The army, navy, and air force will receive a 2% raise taking next year's spending to 210.7 billion baht (nearly $6.1 billion), according to the budget endorsed by the hand-picked National Legislative Assembly.

The budget comes into effect next month and runs until September 2017. 

It is the 3rd straight year of rises in state spending for defense since the coup.

Thailand's royalist military has for decades been at the center of politics, battering down the country's nascent democratic movements.

Each coup has broadly been followed by a handsome budget hike, while the civilian leaders who have governed intermittently have also lavished cash on the powerful military hoping to curry favor. 

The budget for education was given a 4.7% haircut to 493 billion baht ($14.1 billion) and transport was cut by two-thirds from $136 billion baht to $63.5 billion.
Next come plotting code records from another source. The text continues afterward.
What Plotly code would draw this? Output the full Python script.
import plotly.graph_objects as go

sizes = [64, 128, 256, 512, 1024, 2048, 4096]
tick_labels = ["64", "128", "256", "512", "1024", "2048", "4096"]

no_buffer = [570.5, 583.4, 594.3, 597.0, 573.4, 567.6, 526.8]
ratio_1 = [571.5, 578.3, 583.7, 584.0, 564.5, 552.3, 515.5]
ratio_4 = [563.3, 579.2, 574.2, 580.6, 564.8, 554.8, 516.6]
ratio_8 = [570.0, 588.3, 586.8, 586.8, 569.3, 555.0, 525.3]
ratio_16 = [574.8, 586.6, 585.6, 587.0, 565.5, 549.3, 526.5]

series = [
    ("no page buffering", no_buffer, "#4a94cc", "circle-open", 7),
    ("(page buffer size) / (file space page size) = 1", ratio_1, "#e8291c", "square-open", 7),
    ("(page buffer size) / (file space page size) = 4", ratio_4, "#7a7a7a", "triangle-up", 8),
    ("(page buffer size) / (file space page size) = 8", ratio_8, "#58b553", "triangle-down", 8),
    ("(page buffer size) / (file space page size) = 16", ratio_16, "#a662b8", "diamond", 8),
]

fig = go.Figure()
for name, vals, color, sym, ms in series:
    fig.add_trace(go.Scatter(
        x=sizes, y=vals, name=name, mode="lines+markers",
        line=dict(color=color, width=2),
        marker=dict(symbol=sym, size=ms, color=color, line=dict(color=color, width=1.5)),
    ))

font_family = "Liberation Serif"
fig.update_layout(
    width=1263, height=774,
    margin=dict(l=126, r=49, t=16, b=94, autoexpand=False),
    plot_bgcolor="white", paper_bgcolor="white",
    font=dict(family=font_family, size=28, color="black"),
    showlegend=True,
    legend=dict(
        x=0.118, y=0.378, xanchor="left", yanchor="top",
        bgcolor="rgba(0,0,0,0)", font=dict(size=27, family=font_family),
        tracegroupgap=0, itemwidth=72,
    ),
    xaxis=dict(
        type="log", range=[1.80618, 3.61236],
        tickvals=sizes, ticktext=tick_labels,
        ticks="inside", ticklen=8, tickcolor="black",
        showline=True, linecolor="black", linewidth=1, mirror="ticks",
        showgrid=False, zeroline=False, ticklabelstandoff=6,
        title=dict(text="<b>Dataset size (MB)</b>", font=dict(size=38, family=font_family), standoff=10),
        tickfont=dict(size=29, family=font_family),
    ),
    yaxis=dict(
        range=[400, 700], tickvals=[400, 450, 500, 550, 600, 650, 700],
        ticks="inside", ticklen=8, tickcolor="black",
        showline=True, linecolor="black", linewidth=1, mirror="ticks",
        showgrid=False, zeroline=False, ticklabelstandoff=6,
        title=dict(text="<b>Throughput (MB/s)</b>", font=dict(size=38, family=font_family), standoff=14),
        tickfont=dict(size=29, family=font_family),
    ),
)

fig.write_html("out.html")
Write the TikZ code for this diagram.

"This budget will be spent based on laws and rules to maintain the country's fiscal discipline," Wisanu Krea-Ngam, deputy prime Minister, said in televised comments at the end of the vote, promising the budget allocation had been carefully considered.

Experts say the budget follows a pattern that has seen defense spending creep up from around $5.7 billion a year before the coup.

"Perhaps the rise does not appear to be breathtaking but the amount of spending is remarkable – really more than ever before," said Paul Chambers, a Thailand-based expert on the military, adding it was unclear how the spending had been justified.

After years of impressive growth, Thailand's economy is faltering, mired in high household debt, stuttering exports, and low consumer confidence.